Goal - Starting at the first line of the data, please print exactly those lines through the one that holds "9, interval: 1", omitting every picture.

Collection entries:
——

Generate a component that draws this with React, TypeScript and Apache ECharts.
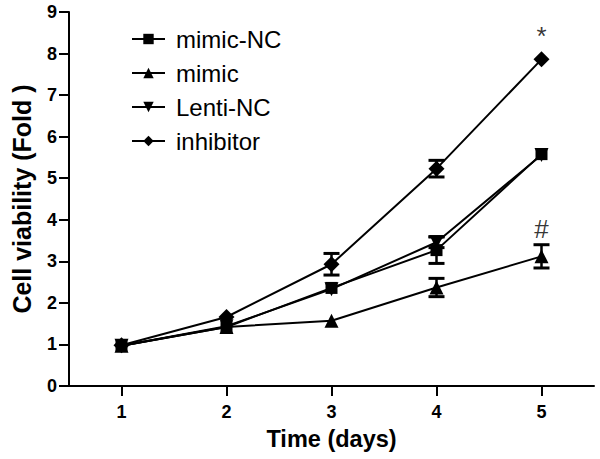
import React, { useEffect, useRef } from "react";
import * as echarts from "echarts";

const days = ["1", "2", "3", "4", "5"];
const yTicks = { min: 0, max: 9, interval: 1 };

const mimicNC = [0.97, 1.42, 2.36, 3.27, 5.58];
const mimic = [0.97, 1.42, 1.57, 2.37, 3.12];
const lentiNC = [0.97, 1.44, 2.33, 3.46, 5.56];
const inhibitor = [0.98, 1.66, 2.93, 5.23, 7.86];

// error bars smaller than the symbol are hidden in the reference
const mimicNCErr = [0, 0, 0, 0.32, 0];
const mimicErr = [0, 0, 0, 0.22, 0.28];
const lentiNCErr = [0, 0, 0, 0.13, 0];
const inhibitorErr = [0, 0, 0.26, 0.2, 0];

const annoText = ["*", "#"];
const annoDay = [4, 4];
const annoY = [8.42, 3.78];

const FONT = "'Liberation Sans', Arial, Helvetica, sans-serif";

export default function App() {
  const ref = useRef<HTMLDivElement>(null);
  useEffect(() => {
    if (!ref.current) return;
    const chart = echarts.init(ref.current, null, { renderer: "svg" });

    const groups = [
      { name: "mimic-NC", values: mimicNC, err: mimicNCErr, symbol: "rect", size: 12, rotate: 0 },
      { name: "mimic", values: mimic, err: mimicErr, symbol: "triangle", size: 14, rotate: 0 },
      { name: "Lenti-NC", values: lentiNC, err: lentiNCErr, symbol: "triangle", size: 14, rotate: 180 },
      { name: "inhibitor", values: inhibitor, err: inhibitorErr, symbol: "diamond", size: 16, rotate: 0 },
    ];

    const errData: number[][] = [];
    groups.forEach((g) => {
      g.values.forEach((v, i) => {
        if (g.err[i] > 0) errData.push([i, v - g.err[i], v + g.err[i]]);
      });
    });

    const lineSeries = groups.map((g) => ({
      name: g.name,
      type: "line",
      data: g.values,
      symbol: g.symbol,
      symbolSize: g.size,
      symbolRotate: g.rotate,
      showAllSymbol: true,
      lineStyle: { color: "#000", width: 2 },
      itemStyle: { color: "#000", borderWidth: 0 },
      emphasis: { disabled: true },
      z: 3,
    }));

    const option: any = {
      animation: false,
      backgroundColor: "#fff",
      grid: { left: 69, right: 6, top: 12, bottom: 73 },
      legend: {
        orient: "vertical",
        left: 126,
        top: 22,
        itemWidth: 33,
        itemHeight: 13,
        itemGap: 10,
        data: groups.map((g) => g.name),
        textStyle: {
          fontFamily: FONT,
          fontSize: 24,
          lineHeight: 24,
          color: "#000",
          padding: [0, 0, 0, 6],
        },
        selectedMode: false,
      },
      xAxis: {
        type: "category",
        data: days,
        boundaryGap: true,
        name: "Time (days)",
        nameLocation: "middle",
        nameGap: 41,
        nameTextStyle: { fontFamily: FONT, fontSize: 23.5, fontWeight: "bold", color: "#000" },
        axisLine: { show: true, lineStyle: { color: "#000", width: 2 } },
        axisTick: { show: true, alignWithLabel: true, length: 10, lineStyle: { color: "#000", width: 2 } },
        axisLabel: { fontFamily: FONT, fontSize: 18, fontWeight: "bold", color: "#000", margin: 17 },
        splitLine: { show: false },
      },
      yAxis: {
        type: "value",
        min: yTicks.min,
        max: yTicks.max,
        interval: yTicks.interval,
        name: "Cell viability (Fold )",
        nameLocation: "middle",
        nameGap: 35,
        nameTextStyle: { fontFamily: FONT, fontSize: 25, fontWeight: "bold", color: "#000" },
        axisLine: { show: true, lineStyle: { color: "#000", width: 2 } },
        axisTick: { show: true, length: 10, lineStyle: { color: "#000", width: 2 } },
        axisLabel: { fontFamily: FONT, fontSize: 18, fontWeight: "bold", color: "#000", margin: 12 },
        splitLine: { show: false },
      },
      series: [
        {
          name: "errors",
          type: "custom",
          data: errData,
          encode: { x: 0, y: [1, 2] },
          z: 2,
          silent: true,
          renderItem: (params: any, api: any) => {
            const x = api.value(0);
            const lo = api.coord([x, api.value(1)]);
            const hi = api.coord([x, api.value(2)]);
            const hw = 8;
            return {
              type: "group",
              children: [
                { type: "line", shape: { x1: lo[0], y1: lo[1], x2: hi[0], y2: hi[1] }, style: { stroke: "#000", lineWidth: 2.5 } },
                { type: "line", shape: { x1: lo[0] - hw, y1: lo[1], x2: lo[0] + hw, y2: lo[1] }, style: { stroke: "#000", lineWidth: 3 } },
                { type: "line", shape: { x1: hi[0] - hw, y1: hi[1], x2: hi[0] + hw, y2: hi[1] }, style: { stroke: "#000", lineWidth: 3 } },
              ],
            };
          },
        },
        ...lineSeries,
        {
          name: "annotations",
          type: "scatter",
          data: annoText.map((t, i) => [annoDay[i], annoY[i], t]),
          symbolSize: 0,
          silent: true,
          label: {
            show: true,
            position: "inside",
            formatter: (p: any) => p.value[2],
            fontFamily: FONT,
            fontSize: 26,
            color: "#000",
          },
          z: 4,
        },
      ],
    };
    chart.setOption(option);
    return () => chart.dispose();
  }, []);

  return (
    <div
      ref={ref}
      style={{ position: "fixed", left: 0, top: 0, width: 600, height: 459, background: "#fff" }}
    />
  );
}
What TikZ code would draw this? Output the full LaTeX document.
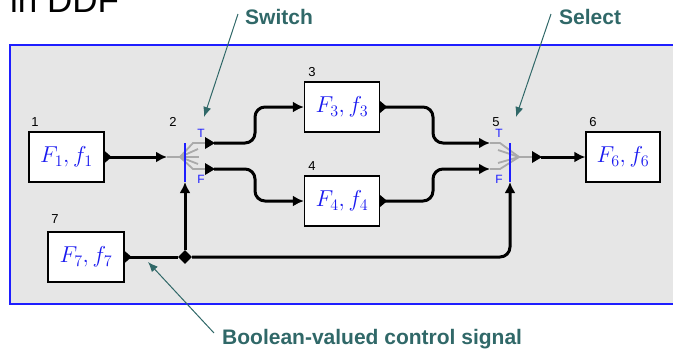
\RequirePackage{fix-cm}
\documentclass[tikz,border=0pt]{standalone}
\usepackage{fontspec}
\setmainfont{Liberation Sans}
\usetikzlibrary{arrows.meta,calc,shapes.geometric}
\definecolor{panel}{RGB}{230,230,230}
\definecolor{teal2}{RGB}{48,104,104}
\definecolor{fan}{RGB}{170,170,170}
\definecolor{mblue}{RGB}{25,25,240}
\definecolor{pblue}{RGB}{30,30,255}
\begin{document}
\begin{tikzpicture}[x=1pt,y=-1pt,
  box/.style={draw=black,line width=1.3pt,fill=white,minimum width=75pt,minimum height=50pt,inner sep=0pt,
    font=\fontsize{23}{25}\selectfont,text=mblue},
  num/.style={font=\fontsize{13}{15}\selectfont,inner sep=0pt},
  tf/.style={font=\fontsize{12}{14}\selectfont,text=pblue,inner sep=0pt},
  conn/.style={line width=3pt,black},
  arr/.style={conn,-{Latex[length=11pt,width=11pt]}},
  rays/.style={line width=1.8pt,fan},
  ctrl/.style={line width=1.5pt,pblue},
  note/.style={font=\fontsize{21}{24}\selectfont\bfseries,text=teal2,inner sep=0pt,anchor=base west},
  noteline/.style={teal2,line width=1pt,-{Latex[length=10pt,width=8pt]}},
  pt/.style={fill=black}
]
\useasboundingbox (0,0) rectangle (673,349);
\clip (0,0) rectangle (673,349);

% title fragment
\node[anchor=base west,font=\fontsize{35}{40}\selectfont,inner sep=0pt] (title) at (10,12) {in DDF};

% panel
\filldraw[fill=panel,draw=pblue,line width=1.5pt] (10,45) rectangle (700,304);

% boxes
\node[box] (b1) at (66.5,157) {$F_1, f_1$};
\node[box] (b3) at (342,107) {$F_3, f_3$};
\node[box] (b4) at (342,201) {$F_4, f_4$};
\node[box,minimum width=74pt] (b6) at (623,157) {$F_6, f_6$};
\node[box,minimum width=76pt] (b7) at (86,257) {$F_7, f_7$};

% numbers
\node[num] (n1) at (35,122) {1};
\node[num] (n2) at (173,122) {2};
\node[num] (n3) at (312,72) {3};
\node[num] (n4) at (312,166) {4};
\node[num] (n5) at (496,122) {5};
\node[num] (n6) at (593,122) {6};
\node[num] (n7) at (55,219) {7};

% switch / select reference points
\coordinate (swin) at (167,157);
\coordinate (swc) at (185,182);
\coordinate (swT) at (214,143);
\coordinate (swF) at (214,169);
\coordinate (slT) at (490,143);
\coordinate (slF) at (490,169);
\coordinate (slc) at (510,182);
\coordinate (slo) at (541,157);

% switch fan
\draw[rays] (swin) -- (181,157);
\draw[rays] (180,157) -- (193,143) -- (207,143);
\draw[rays] (180,157) -- (193,169) -- (207,169);
\draw[rays] (180,157) -- (198,149);
\draw[rays] (180,157) -- (199,157);
\draw[rays] (180,157) -- (198,164);
\draw[ctrl] (185,143) -- (swc);
\node[tf] (sT) at (201,133) {T};
\node[tf] (sF) at (201,179) {F};

% select fan
\draw[rays] (slT) -- (500,143) -- (519,157);
\draw[rays] (slF) -- (500,169) -- (519,157);
\draw[rays] (498,150) -- (519,157);
\draw[rays] (498,163) -- (519,157);
\draw[rays] (519,157) -- (533,157);
\draw[ctrl] (510,143) -- (slc);
\node[tf] (lT) at (499,133) {T};
\node[tf] (lF) at (499,179) {F};

% connectors
\draw[arr] (b1.east) -- (swin);
\draw[arr,rounded corners=10pt] (swT) -- (255,143) -- (255,107) -- (b3.west);
\draw[arr,rounded corners=10pt] (swF) -- (255,169) -- (255,201) -- (b4.west);
\draw[arr,rounded corners=10pt] (b3.east) -- (433,107) -- (433,143) -- (slT);
\draw[arr,rounded corners=10pt] (b4.east) -- (433,201) -- (433,169) -- (slF);
\draw[arr] (slo) -- (b6.west);

% control signal
\node[diamond,fill=black,inner sep=0pt,minimum width=14pt,minimum height=14pt] (dm) at (185,257) {};
\draw[conn] (b7.east) -- (dm);
\draw[arr] (dm) -- (swc);
\draw[arr,rounded corners=10pt] (dm) -- (510,257) -- (slc);

% output port markers
\fill[pt] ($(b1.east)+(0,-6)$) -- ++(7,6) -- ++(-7,6) -- cycle;
\fill[pt] ($(b3.east)+(0,-6)$) -- ++(7,6) -- ++(-7,6) -- cycle;
\fill[pt] ($(b4.east)+(0,-6)$) -- ++(7,6) -- ++(-7,6) -- cycle;
\fill[pt] ($(b7.east)+(0,-6)$) -- ++(7,6) -- ++(-7,6) -- cycle;
\fill[pt] (205,137) -- (215,143) -- (205,149) -- cycle;
\fill[pt] (205,163) -- (215,169) -- (205,175) -- cycle;
\fill[pt] (532,151) -- (542,157) -- (532,163) -- cycle;

% annotations
\node[note] (lsw) at (245,24) {Switch};
\node[note] (lsl) at (559,24) {Select};
\node[note] (lbo) at (222,344) {Boolean-valued control signal};
\coordinate (tsw) at (204,117);
\coordinate (tsl) at (516,117);
\coordinate (tbo) at (148,262);
\draw[noteline] ($(lsw.base west)+(-7,-10)$) -- (tsw);
\draw[noteline] ($(lsl.base west)+(-8,-10)$) -- (tsl);
\draw[noteline] ($(lbo.base west)+(-8,-11)$) -- (tbo);
\end{tikzpicture}
\end{document}
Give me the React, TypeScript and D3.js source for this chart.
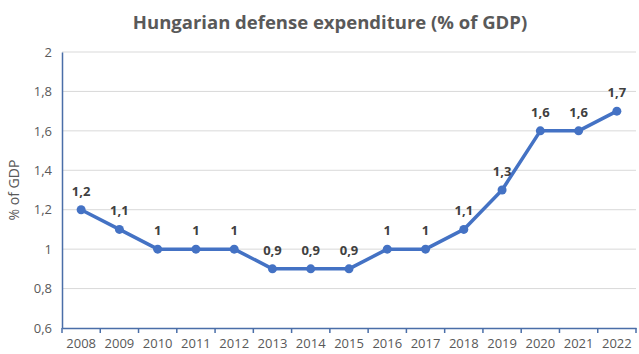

——

Full solution -
Generate a component that draws this with React, TypeScript and Apache ECharts.
import React, { useEffect, useRef } from "react";
import * as echarts from "echarts";

const days = ["1", "2", "3", "4", "5"];
const yTicks = { min: 0, max: 9, interval: 1 };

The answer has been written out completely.